[To be done]
Print the listing as it stands, omitting all images.

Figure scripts
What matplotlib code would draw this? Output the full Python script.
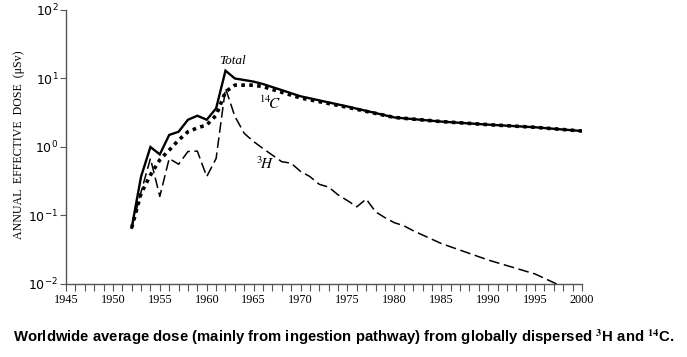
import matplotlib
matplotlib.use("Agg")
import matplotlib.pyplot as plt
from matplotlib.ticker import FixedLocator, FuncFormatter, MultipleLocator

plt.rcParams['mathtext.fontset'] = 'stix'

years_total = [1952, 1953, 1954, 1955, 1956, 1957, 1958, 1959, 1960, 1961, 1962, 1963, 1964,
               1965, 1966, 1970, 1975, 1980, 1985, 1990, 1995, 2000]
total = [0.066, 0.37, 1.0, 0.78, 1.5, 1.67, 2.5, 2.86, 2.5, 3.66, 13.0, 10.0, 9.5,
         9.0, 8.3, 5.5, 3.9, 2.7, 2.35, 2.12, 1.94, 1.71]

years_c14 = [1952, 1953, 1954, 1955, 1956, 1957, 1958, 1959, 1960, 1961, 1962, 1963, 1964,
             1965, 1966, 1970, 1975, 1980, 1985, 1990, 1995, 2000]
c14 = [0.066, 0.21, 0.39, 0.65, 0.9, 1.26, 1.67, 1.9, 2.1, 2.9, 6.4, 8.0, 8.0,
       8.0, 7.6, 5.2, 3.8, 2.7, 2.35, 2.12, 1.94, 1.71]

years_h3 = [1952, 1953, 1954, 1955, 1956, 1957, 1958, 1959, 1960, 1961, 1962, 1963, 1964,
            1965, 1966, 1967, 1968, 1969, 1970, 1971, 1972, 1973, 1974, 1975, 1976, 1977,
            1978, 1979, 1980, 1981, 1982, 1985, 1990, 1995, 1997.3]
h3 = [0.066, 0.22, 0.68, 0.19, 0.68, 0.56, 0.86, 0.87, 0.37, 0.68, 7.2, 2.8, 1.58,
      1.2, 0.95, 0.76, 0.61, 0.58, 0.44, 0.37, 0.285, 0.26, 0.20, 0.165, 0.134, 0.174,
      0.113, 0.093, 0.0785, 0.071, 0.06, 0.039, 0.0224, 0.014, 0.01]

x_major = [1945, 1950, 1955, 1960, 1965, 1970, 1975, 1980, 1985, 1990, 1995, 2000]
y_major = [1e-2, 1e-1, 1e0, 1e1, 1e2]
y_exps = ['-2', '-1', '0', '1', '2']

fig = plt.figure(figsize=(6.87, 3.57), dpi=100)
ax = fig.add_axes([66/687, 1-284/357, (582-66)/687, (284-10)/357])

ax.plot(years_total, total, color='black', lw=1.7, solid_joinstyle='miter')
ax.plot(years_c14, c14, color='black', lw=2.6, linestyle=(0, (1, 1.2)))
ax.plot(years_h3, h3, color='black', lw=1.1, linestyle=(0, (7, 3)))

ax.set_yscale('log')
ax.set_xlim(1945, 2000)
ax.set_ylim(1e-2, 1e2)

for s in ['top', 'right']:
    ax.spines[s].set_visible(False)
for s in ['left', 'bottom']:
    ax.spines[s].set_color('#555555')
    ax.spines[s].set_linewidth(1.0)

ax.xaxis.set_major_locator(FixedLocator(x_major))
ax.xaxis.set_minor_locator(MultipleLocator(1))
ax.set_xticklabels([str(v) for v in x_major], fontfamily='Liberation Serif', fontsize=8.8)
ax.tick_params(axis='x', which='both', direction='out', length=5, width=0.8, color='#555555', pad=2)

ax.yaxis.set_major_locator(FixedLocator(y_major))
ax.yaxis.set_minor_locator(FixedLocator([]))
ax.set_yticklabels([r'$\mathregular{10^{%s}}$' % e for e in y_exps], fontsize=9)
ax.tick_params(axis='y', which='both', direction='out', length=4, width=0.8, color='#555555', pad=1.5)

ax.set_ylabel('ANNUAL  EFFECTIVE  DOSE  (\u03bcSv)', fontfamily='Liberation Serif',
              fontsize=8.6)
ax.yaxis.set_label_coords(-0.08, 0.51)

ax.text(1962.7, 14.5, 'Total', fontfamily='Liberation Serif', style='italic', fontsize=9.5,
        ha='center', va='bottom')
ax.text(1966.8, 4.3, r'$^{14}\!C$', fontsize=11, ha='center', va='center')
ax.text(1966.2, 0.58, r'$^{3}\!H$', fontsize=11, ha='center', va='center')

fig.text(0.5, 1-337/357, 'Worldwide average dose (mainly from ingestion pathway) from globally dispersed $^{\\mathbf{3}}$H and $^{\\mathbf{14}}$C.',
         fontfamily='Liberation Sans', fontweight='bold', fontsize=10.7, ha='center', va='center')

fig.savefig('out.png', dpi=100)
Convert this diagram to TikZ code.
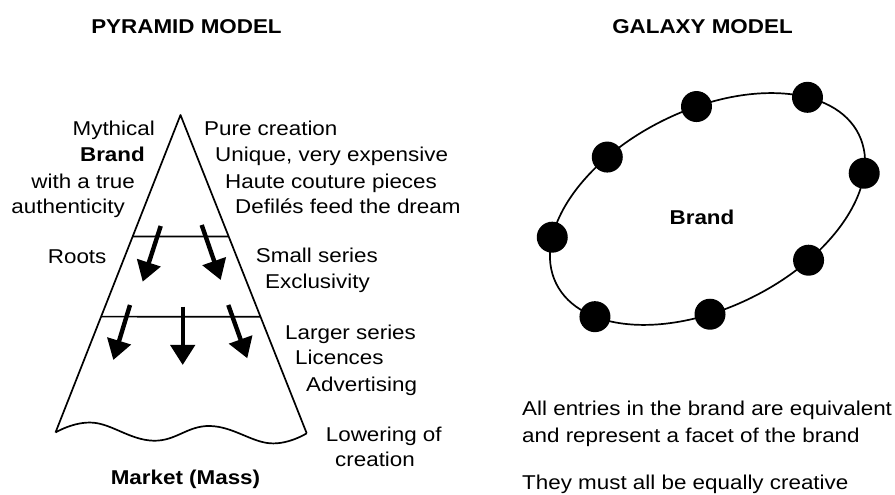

[Reply to the exercise]
What matplotlib code would draw this? Output the full Python script.
import matplotlib
matplotlib.use("Agg")
import matplotlib.pyplot as plt
from matplotlib.ticker import FixedLocator, FuncFormatter, MultipleLocator

plt.rcParams['mathtext.fontset'] = 'stix'

years_total = [1952, 1953, 1954, 1955, 1956, 1957, 1958, 1959, 1960, 1961, 1962, 1963, 1964,
               1965, 1966, 1970, 1975, 1980, 1985, 1990, 1995, 2000]
total = [0.066, 0.37, 1.0, 0.78, 1.5, 1.67, 2.5, 2.86, 2.5, 3.66, 13.0, 10.0, 9.5,
         9.0, 8.3, 5.5, 3.9, 2.7, 2.35, 2.12, 1.94, 1.71]

years_c14 = [1952, 1953, 1954, 1955, 1956, 1957, 1958, 1959, 1960, 1961, 1962, 1963, 1964,
             1965, 1966, 1970, 1975, 1980, 1985, 1990, 1995, 2000]
c14 = [0.066, 0.21, 0.39, 0.65, 0.9, 1.26, 1.67, 1.9, 2.1, 2.9, 6.4, 8.0, 8.0,
       8.0, 7.6, 5.2, 3.8, 2.7, 2.35, 2.12, 1.94, 1.71]

years_h3 = [1952, 1953, 1954, 1955, 1956, 1957, 1958, 1959, 1960, 1961, 1962, 1963, 1964,
            1965, 1966, 1967, 1968, 1969, 1970, 1971, 1972, 1973, 1974, 1975, 1976, 1977,
            1978, 1979, 1980, 1981, 1982, 1985, 1990, 1995, 1997.3]
h3 = [0.066, 0.22, 0.68, 0.19, 0.68, 0.56, 0.86, 0.87, 0.37, 0.68, 7.2, 2.8, 1.58,
      1.2, 0.95, 0.76, 0.61, 0.58, 0.44, 0.37, 0.285, 0.26, 0.20, 0.165, 0.134, 0.174,
      0.113, 0.093, 0.0785, 0.071, 0.06, 0.039, 0.0224, 0.014, 0.01]

x_major = [1945, 1950, 1955, 1960, 1965, 1970, 1975, 1980, 1985, 1990, 1995, 2000]
y_major = [1e-2, 1e-1, 1e0, 1e1, 1e2]
y_exps = ['-2', '-1', '0', '1', '2']

fig = plt.figure(figsize=(6.87, 3.57), dpi=100)
ax = fig.add_axes([66/687, 1-284/357, (582-66)/687, (284-10)/357])

ax.plot(years_total, total, color='black', lw=1.7, solid_joinstyle='miter')
ax.plot(years_c14, c14, color='black', lw=2.6, linestyle=(0, (1, 1.2)))
ax.plot(years_h3, h3, color='black', lw=1.1, linestyle=(0, (7, 3)))

ax.set_yscale('log')
ax.set_xlim(1945, 2000)
ax.set_ylim(1e-2, 1e2)

for s in ['top', 'right']:
    ax.spines[s].set_visible(False)
for s in ['left', 'bottom']:
    ax.spines[s].set_color('#555555')
    ax.spines[s].set_linewidth(1.0)

ax.xaxis.set_major_locator(FixedLocator(x_major))
ax.xaxis.set_minor_locator(MultipleLocator(1))
ax.set_xticklabels([str(v) for v in x_major], fontfamily='Liberation Serif', fontsize=8.8)
ax.tick_params(axis='x', which='both', direction='out', length=5, width=0.8, color='#555555', pad=2)

ax.yaxis.set_major_locator(FixedLocator(y_major))
ax.yaxis.set_minor_locator(FixedLocator([]))
ax.set_yticklabels([r'$\mathregular{10^{%s}}$' % e for e in y_exps], fontsize=9)
ax.tick_params(axis='y', which='both', direction='out', length=4, width=0.8, color='#555555', pad=1.5)

ax.set_ylabel('ANNUAL  EFFECTIVE  DOSE  (\u03bcSv)', fontfamily='Liberation Serif',
              fontsize=8.6)
ax.yaxis.set_label_coords(-0.08, 0.51)

ax.text(1962.7, 14.5, 'Total', fontfamily='Liberation Serif', style='italic', fontsize=9.5,
        ha='center', va='bottom')
ax.text(1966.8, 4.3, r'$^{14}\!C$', fontsize=11, ha='center', va='center')
ax.text(1966.2, 0.58, r'$^{3}\!H$', fontsize=11, ha='center', va='center')

fig.text(0.5, 1-337/357, 'Worldwide average dose (mainly from ingestion pathway) from globally dispersed $^{\\mathbf{3}}$H and $^{\\mathbf{14}}$C.',
         fontfamily='Liberation Sans', fontweight='bold', fontsize=10.7, ha='center', va='center')

fig.savefig('out.png', dpi=100)
Convert this diagram to TikZ code.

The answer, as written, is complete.